Sanctions imposed by the Group of Seven and other western countries in the aftermath of Russia’s invasion last year of Ukraine have capped Russian energy revenues and forced a drastic re-drawing of the global energy map.
“Western sanctions on Russia are working … In the sense that they’re creating less or lower revenues,” Russell Hardy, chief executive of Vitol, the world’s largest independent oil trader, told the Asia Pacific Petroleum Conference (APPEC) in Singapore on Monday.
“The flip side of sanctions is that it is creating stronger bonds between BRICS countries … So I think that’s a very negative aspect,” he added.

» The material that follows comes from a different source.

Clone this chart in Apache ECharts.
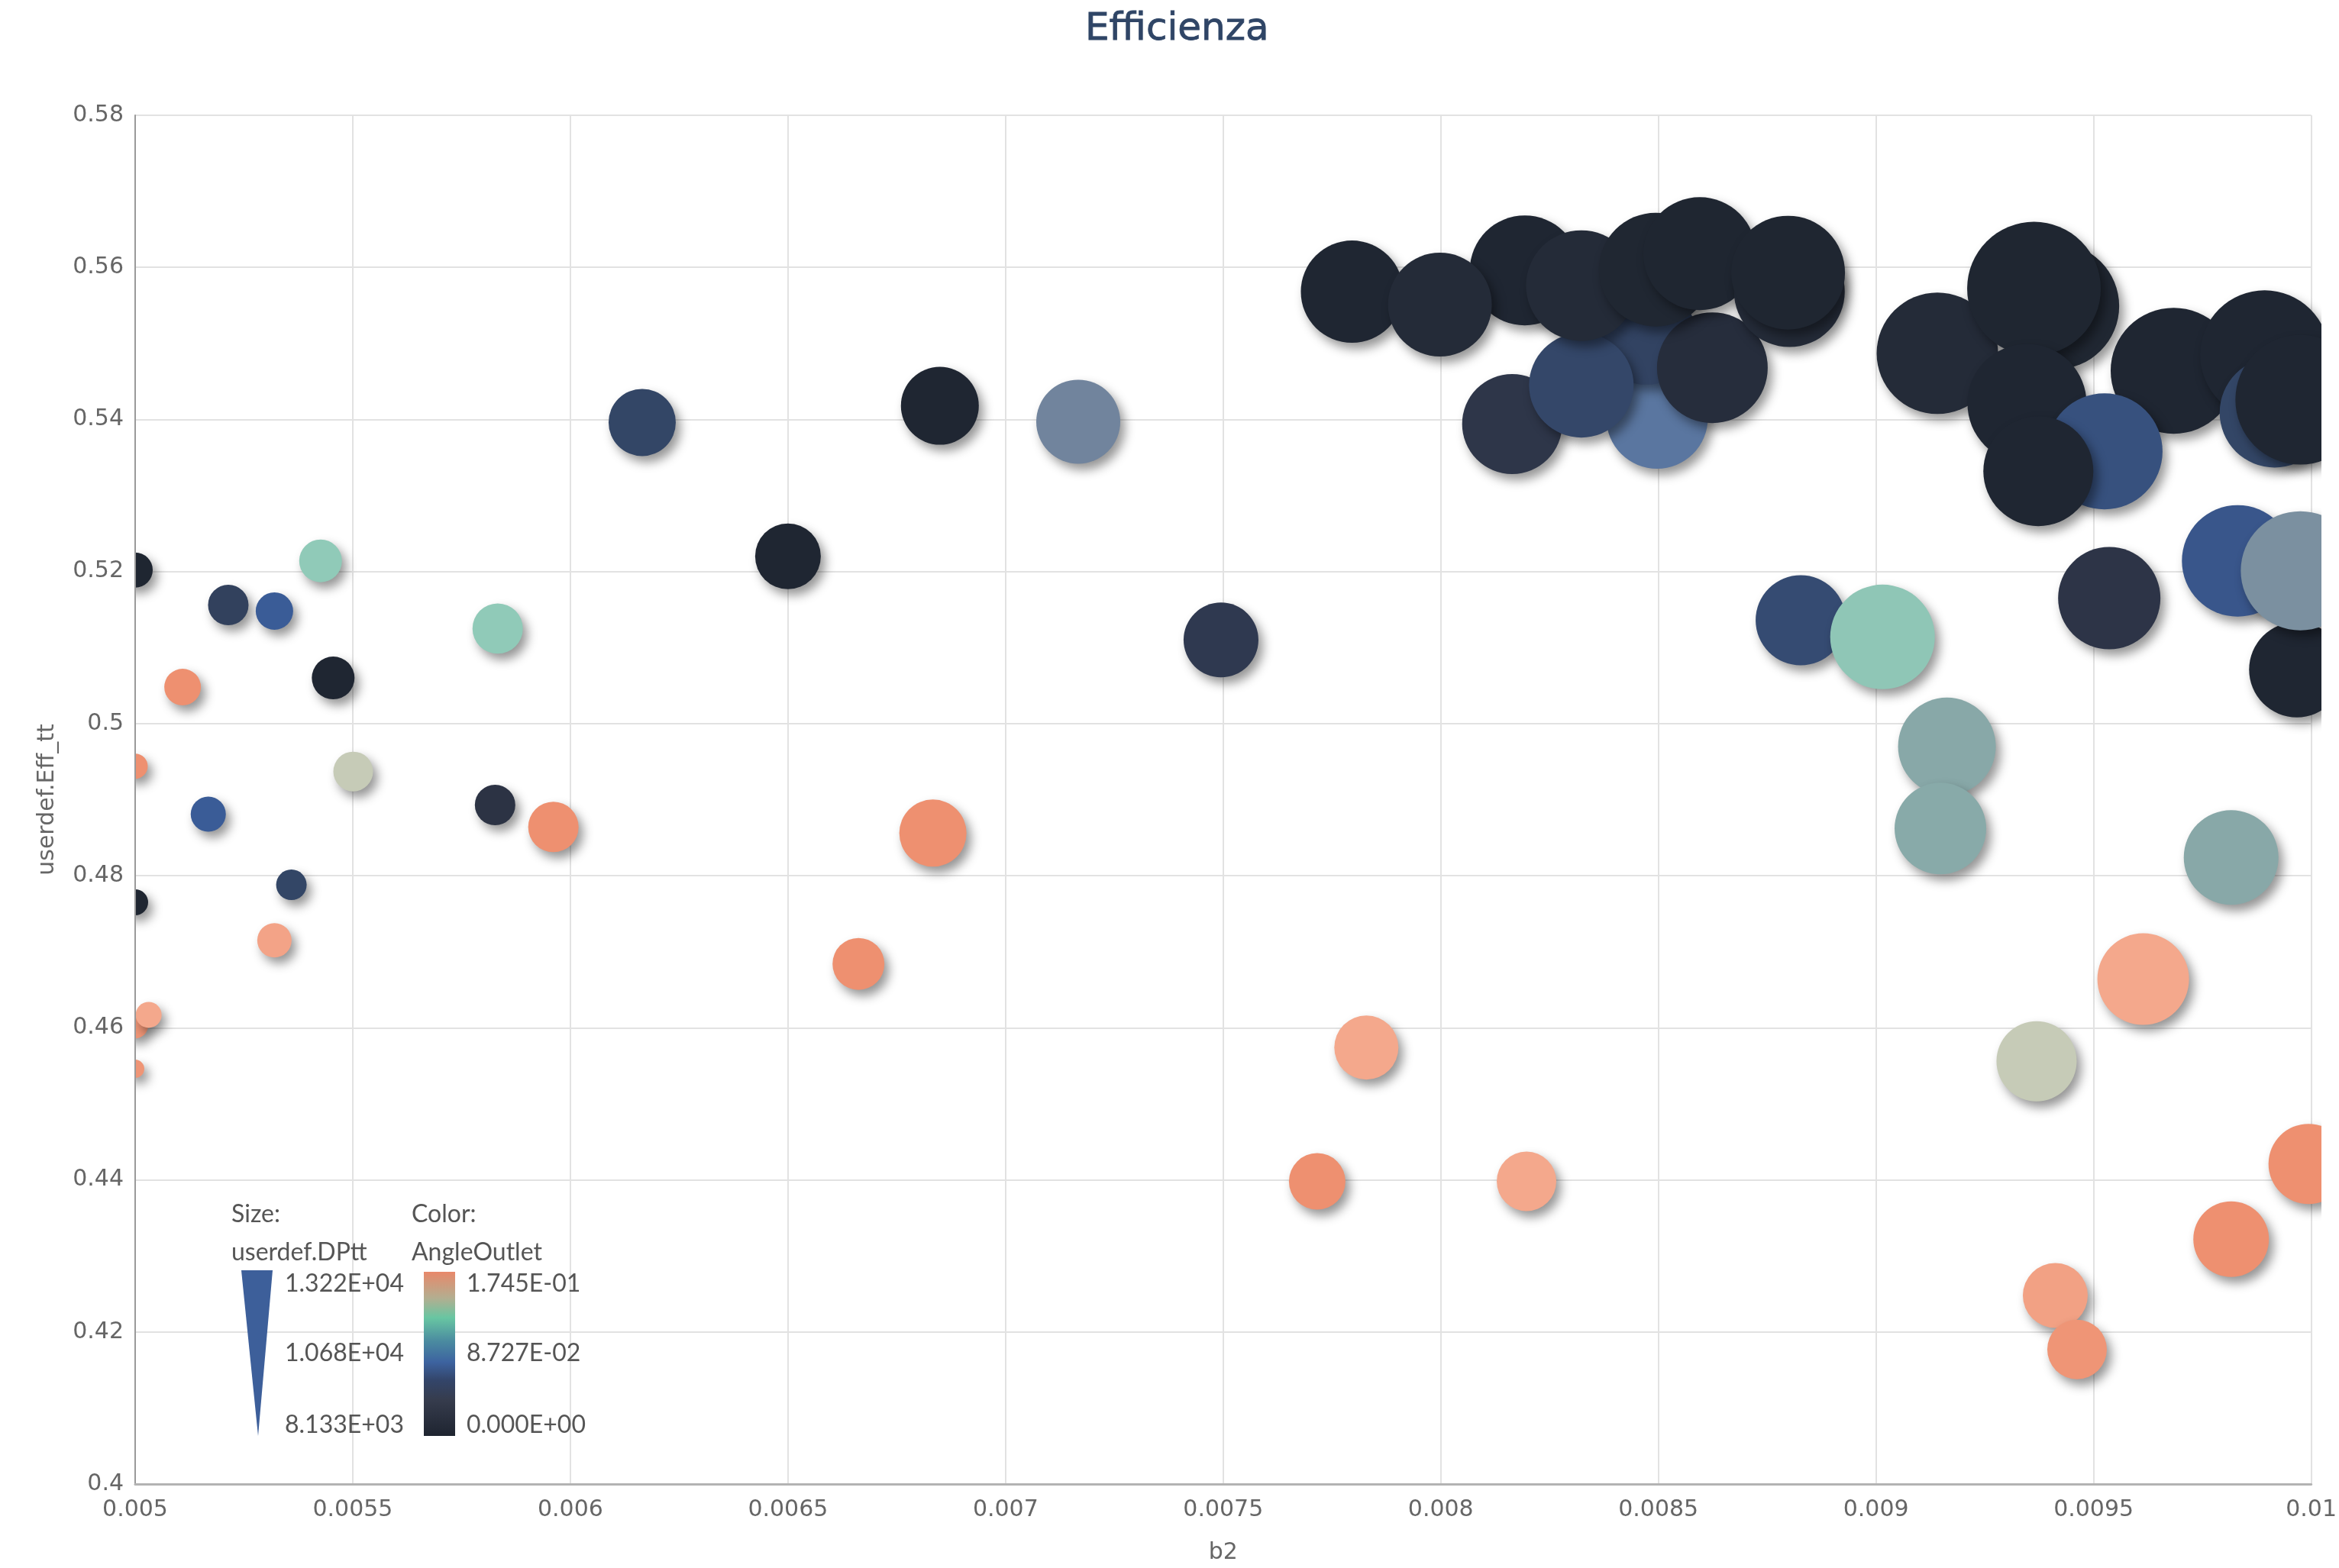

The BRICS – Brazil, Russia, India, China and South Africa – invited Iran, Argentina, Saudi Arabia, the United Arab Emirates (UAE), Ethiopia and Egypt into the club during a summit last month in Johannesburg.
Since the imposition of sanctions, India and China have drastically stepped up imports of Russian oil and have used currencies other than the dollar to pay for it, as the BRICS grouping seeks to challenge the dollar’s dominance, with China in particular keen to widen use of its renminbi.
“Everybody is irritated by the U.S. government, the U.S. Treasury sanctioning … So people say is there any way to create a counter-force, counterbalance to G7 or G20? BRICS is the candidate,” Fereidun Fesharaki, chairman of the FGE energy consultancy, told the event.
However, he said, an expanded BRICS grouping would not replace the dollar, noting, for example, that the currencies in Saudi Arabia and the UAE are pegged to the dollar.
“Nobody can replace the U.S. dollar,” he said.
The G7’s price cap on Russian oil is effective in limiting Russia’s revenue and oil supplies, a senior U.S. Treasury official told the conference, even as market data shows that most Russian crude and fuel exports from the Baltic and Black Sea regions are sold above the $60 cap.
“Over the course of the past year, we feel very good about where we are,” said Eric Van Nostrand, acting assistant secretary for economic policy at the U.S. Department of the Treasury, with respect to the price cap limiting Russia’s revenue while keeping oil supplies flowing.
“We want to extract that natural resource (out of Russia)… but to do so while limiting (President Vladimir) Putin’s revenue as best we can.”